I've seen enough comments posted in various places to believe that there are some who have the misconception that the Phase One AFr (autofocus-recompose) feature is the same as Hasselblad True Focus. Or, as prominent Phase One dealer posted a couple of months ago, "the XF also has a dedicated mode for this called AFr (same idea as True Focus)". However the two features are
not equivalent or the same idea.
There are a variety of things that can effect focusing accuracy. Hasselblad has worked to improve focusing accuracy by addressing first, factory calibrating the sensor position (and its specific optical characteristics), body, and autofocus module as a complete unit. Each component in the chain has very tight tolerances, but within these tolerances there are variances. All of these tolerances add up and need to be calibrated together for maximum accuracy. Spare bodies can be calibrated in the same manner.
Second, aperture dependent focus shift is compensated for automatically for the selected aperture setting of the lens being used. All lenses exhibit focus shift and this adds to previous list of variables that need to be considered to achieve best focus. These functions were termed "ultra focus" when introduced in the H3D/H3D II in 2006.
https://www.getdpi.com/forum/medium-format-systems-and-digital-backs/38555-diglloyd-focusshift-compensation-hasselblad-h-mf.htmlIn 2009, Hasselblad introduced the H4D with True Focus to address the problem that has always existed with autofocus-lock when recomposing. The plane of focus shifts when rotating or tilting to recompose after locking focus. True Focus uses accelerometers in the body to measure the precise degree of angle change and corrects the focus to the locked focus point. This allows center point autofocus lock and repositioning of the subject anywhere in the frame with more confidence of getting what you want in focus. True Focus is one of the most important features for many Hasselblad users due to their increased percentage of images with optimum focus.
In 2012, The H5D / H6D added True Focus II correction which compensates for lens field curvature (again, all lenses exhibit this to some degree. wide-angles more and teles less) to ensure consistent focus accuracy to the edges of the frame. True Focus processes the measurements and calculations,
then applies those focus corrections to the image you are currently capturing. This last statement (especially the underlined part) might seem obvious, but this is where the difference lies.
In 2017, Phase One introduced AFr (which functions only with "Blue Ring" lenses). Their website and release notes both say this feature allows you "to focus on a subject and then recompose the frame while retaining the desired focus point". Sounds like True Focus, doesn't it? It isn't. It does
not measure your angle change and calculate the focal plane shift and then apply
that change to your
current shot. On your current shot, AFr is going to
change your focus based on one or more of the previous shots you've taken and
NOT on the movement you made in your current shot. Huh??

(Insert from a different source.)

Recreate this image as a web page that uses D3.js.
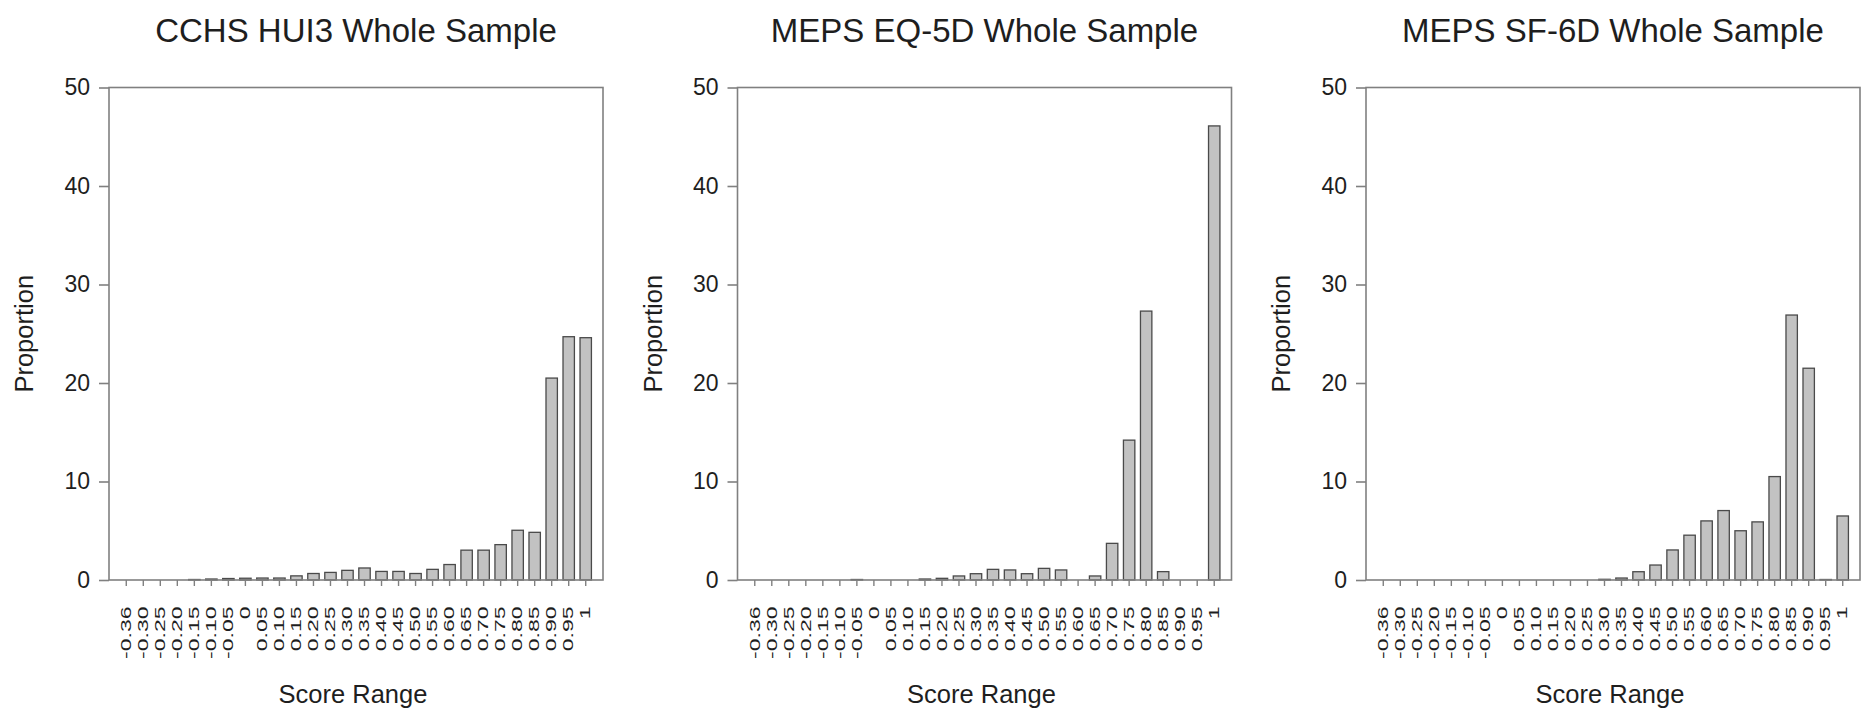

https://www.getdpi.com/forum/medium-format-systems-and-digital-backs/62504-first-experience-afr-focus-recompose-phase-one-xf.htmlHere is how it works from the XF manual... "the compensation that AFr Mode applies to your captured image is anticipated
based on your preceding captures." "The XF Camera will automatically adjust the plane of focus for you, based on your
anticipated movement, prior to capturing the image." "This tool is designed to learn the movements of the XF Camera over the course of a shoot, and therefore
the more you repeat the same movement within a sequence of images, the greater the success." "The initial capture from when the camera is turned on, may be imperfect in terms of AFr success."
I cannot think of any reason why I would ever want focus adjustments being made based on anything other than the conditions of my current shot. Maybe I'm just not predictable and repetitive enough to benefit from this feature. Maybe I'm just too set in my habit of adjust focus, then shoot; to adapt to shoot first, then adjust focus.
Of course, the change in focus is often very small when using autofocus lock and recomposing. It depends entirely on the amount of angular change. So, it's mainly of concern at closer distances with shorter focal lengths. But where it makes a difference, it can be very noticeable and can make the difference between an excellent image and one that isn't what you wanted.